Embora os valores sacerdotais fossem baseados na fraqueza e vingança contra a classe guerreira, o afastamento da ação bruta foi um benefício notável: “a história da humanidade seria uma coisa muito estúpida se não tivesse a inteligência (Geist ) do impotente injetado nele” (7).

Nietzsche diz então que o maior exemplo dessa inteligência foi a cultura sacerdotal do judaísmo, que cristalizou a inversão espiritual de valores elaborada pelos padres aristocráticos.
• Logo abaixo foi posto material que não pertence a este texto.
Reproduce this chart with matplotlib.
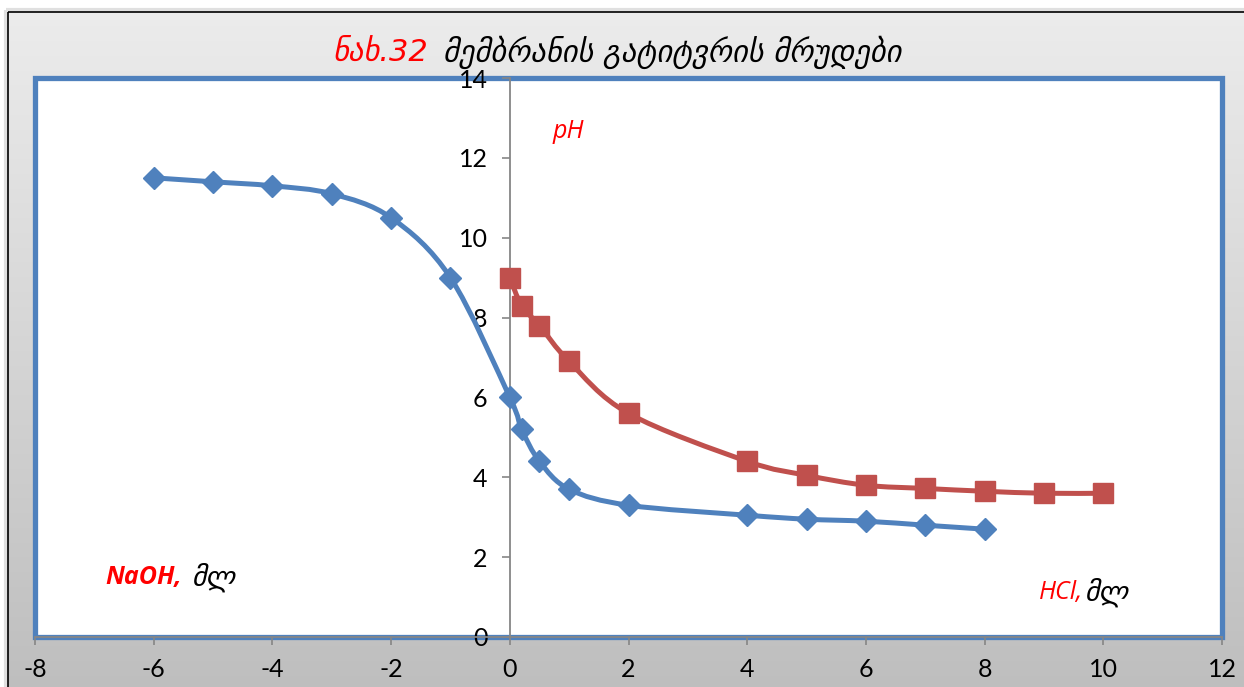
import numpy as np
import matplotlib
matplotlib.use("Agg")
import matplotlib.pyplot as plt
from matplotlib.path import Path
from matplotlib.patches import PathPatch, Rectangle

# NaOH branch (negative x) and HCl branch of the membrane titration curves
naoh_x = [-6, -5, -4, -3, -2, -1, 0, 0.2, 0.5, 1, 2, 4, 5, 6, 7, 8]
naoh_ph = [11.5, 11.4, 11.3, 11.1, 10.5, 9.0, 6.0, 5.2, 4.4, 3.7, 3.3, 3.05, 2.95, 2.9, 2.8, 2.7]

hcl_x = [0, 0.2, 0.5, 1, 2, 4, 5, 6, 7, 8, 9, 10]
hcl_ph = [9.0, 8.3, 7.8, 6.9, 5.6, 4.4, 4.05, 3.8, 3.72, 3.65, 3.6, 3.6]

x_ticks = [-8, -6, -4, -2, 0, 2, 4, 6, 8, 10, 12]
y_ticks = [0, 2, 4, 6, 8, 10, 12, 14]

BLUE = "#4F81BD"
RED = "#C0504D"
AXIS_GREY = "#868686"

W, H = 1244, 687
fig = plt.figure(figsize=(W / 100, H / 100), dpi=100)
fig.patch.set_facecolor("white")

# gradient chart-area background with a thin dark border
bg = fig.add_axes([0, 0, 1, 1], zorder=-10)
bg.set_xlim(0, W)
bg.set_ylim(H, 0)
bg.axis("off")
grad = np.linspace(0.925, 0.745, 256).reshape(-1, 1)
bg.imshow(np.dstack([grad, grad, grad]), extent=[8, W + 5, H + 5, 12],
          aspect="auto", interpolation="bilinear")
bg.add_patch(Rectangle((6, 10), W, H, fill=False, ec="#e0e0e0", lw=3))
bg.add_patch(Rectangle((8, 12), W, H, fill=False, ec="black", lw=1.2))

ax = fig.add_axes([35 / W, 1 - 637 / H, (1222 - 35) / W, (637 - 78) / H])
ax.set_facecolor("white")
ax.set_xlim(-8, 12)
ax.set_ylim(0, 14)

# blue plot-area frame
ax.add_patch(Rectangle((0, 0), 1, 1, transform=ax.transAxes, fill=False,
                       ec=BLUE, lw=3.8, clip_on=False, zorder=1))

for s in ["top", "right"]:
    ax.spines[s].set_visible(False)
ax.spines["left"].set_position(("data", 0))
ax.spines["left"].set_color(AXIS_GREY)
ax.spines["left"].set_linewidth(1.3)
ax.spines["bottom"].set_color(AXIS_GREY)
ax.spines["bottom"].set_linewidth(1.3)
ax.spines["left"].set_zorder(2)
ax.spines["bottom"].set_zorder(2)

ax.set_xticks(x_ticks)
ax.set_yticks(y_ticks)
ax.set_xticklabels([str(v) for v in x_ticks])
ax.set_yticklabels([str(v) for v in y_ticks])
ax.tick_params(axis="x", direction="out", length=6, width=1.2, color=AXIS_GREY,
               pad=9, labelsize=18)
ax.tick_params(axis="y", direction="out", length=6, width=1.2, color=AXIS_GREY,
               pad=10, labelsize=18)
for lab in ax.get_xticklabels() + ax.get_yticklabels():
    lab.set_family("Lato")


def smooth_path(xs, ys):
    pts = np.column_stack([xs, ys]).astype(float)
    verts = [pts[0]]
    codes = [Path.MOVETO]
    n = len(pts)
    for i in range(n - 1):
        p0 = pts[i - 1] if i > 0 else pts[i]
        p1 = pts[i]
        p2 = pts[i + 1]
        p3 = pts[i + 2] if i + 2 < n else pts[i + 1]
        c1 = p1 + (p2 - p0) / 6.0
        c2 = p2 - (p3 - p1) / 6.0
        verts += [c1, c2, p2]
        codes += [Path.CURVE4] * 3
    return Path(verts, codes)


ax.add_patch(PathPatch(smooth_path(naoh_x, naoh_ph), fill=False, ec=BLUE,
                       lw=3.6, capstyle="round", joinstyle="round", zorder=3))
ax.add_patch(PathPatch(smooth_path(hcl_x, hcl_ph), fill=False, ec=RED,
                       lw=3.6, capstyle="round", joinstyle="round", zorder=3))
ax.plot(naoh_x, naoh_ph, ls="none", marker="D", ms=11.5, color=BLUE,
        mec=BLUE, zorder=4)
ax.plot(hcl_x, hcl_ph, ls="none", marker="s", ms=14, color=RED,
        mec=RED, zorder=4)

# axis annotations
ax.text(0.98, 12.65, "pH", color="red", fontsize=18, style="italic",
        family="Open Sans", ha="center", va="center")
t1 = ax.text(-6.82, 1.5, "NaOH,", color="red", fontsize=18, style="italic",
             weight="bold", family="Open Sans", ha="left", va="center")
t2 = ax.text(8.92, 1.12, "HCl,", color="red", fontsize=18, style="italic",
             family="Open Sans", ha="left", va="center")

fig.canvas.draw()
r = fig.canvas.get_renderer()
inv = ax.transData.inverted()


def after(t, s, dx=4):
    bb = t.get_window_extent(r)
    x0, _ = inv.transform((bb.x1 + dx, bb.y0))
    _, yc = t.get_position()
    return ax.text(x0, yc, s, color="black", fontsize=20, style="italic",
                   family="DejaVu Sans", ha="left", va="center")


after(t1, "მლ", dx=10)
after(t2, "მლ", dx=1)

# title
title_red = fig.text(333 / W, 1 - 52 / H, "ნახ.32", color="red", fontsize=22,
                     style="italic", family="DejaVu Sans", ha="left",
                     va="center")
fig.canvas.draw()
bb = title_red.get_window_extent(r)
fig.text((bb.x1 + 14) / W, 1 - 52 / H, "მემბრანის გატიტვრის მრუდები",
         color="black", fontsize=22, style="italic", family="DejaVu Sans",
         ha="left", va="center")

fig.savefig("out.png", dpi=100)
A experiência judaica de exílio e escravidão produziu “um ato da mais espiritual (gestigsten) vingança” contra a concepção aristocrática de bondade (nobreza, poder, riqueza, beleza, felicidade), ora considerando-a perversa e condenável, ora redefinindo a bondade de acordo com às condições dos impotentes, dos fracos e dos que sofremas mãos dos ímpios.

Assim começou o que Nietzsche chama de “a revolta dos escravos na moralidade”, que, acrescenta ele, tornou-se vitoriosa e assim permaneceu por dois mil anos.

A seção 8 esboça o surgimento do cristianismo como consequência da vingança judaica contra o poder mundano, um ódio criativo que mudou o mundo. Jesus introduziu um “novo amor” que pregava a renúncia à força, a tal ponto que a ira retificadora de Deus contra a maldade (no Antigo Testamento) deu lugar à não resistência (“ame seus inimigos”, “ofereça a outra face ”).

Mas Nietzsche afirma que essa aparente negação da vingança foi a consumação mais sutil e poderosa da vingança judaica.

O paradoxo do “Deus na cruz” — o auto-sacrifício de Jesus a uma morte cruel como promessa de salvação para os fracos — foi a forma mais sedutora de subverter valores nobres, justamente porque cristalizou o poder e a glória intrínsecos a uma auto-renúncia voluntária do poder mundano. No curso da história européia, nos diz Nietzsche, os valores cristãos conseguiram substituir os valores nobres, elevando os valores dos impotentes, dos fracos e dos comuns ao mais alto status (9).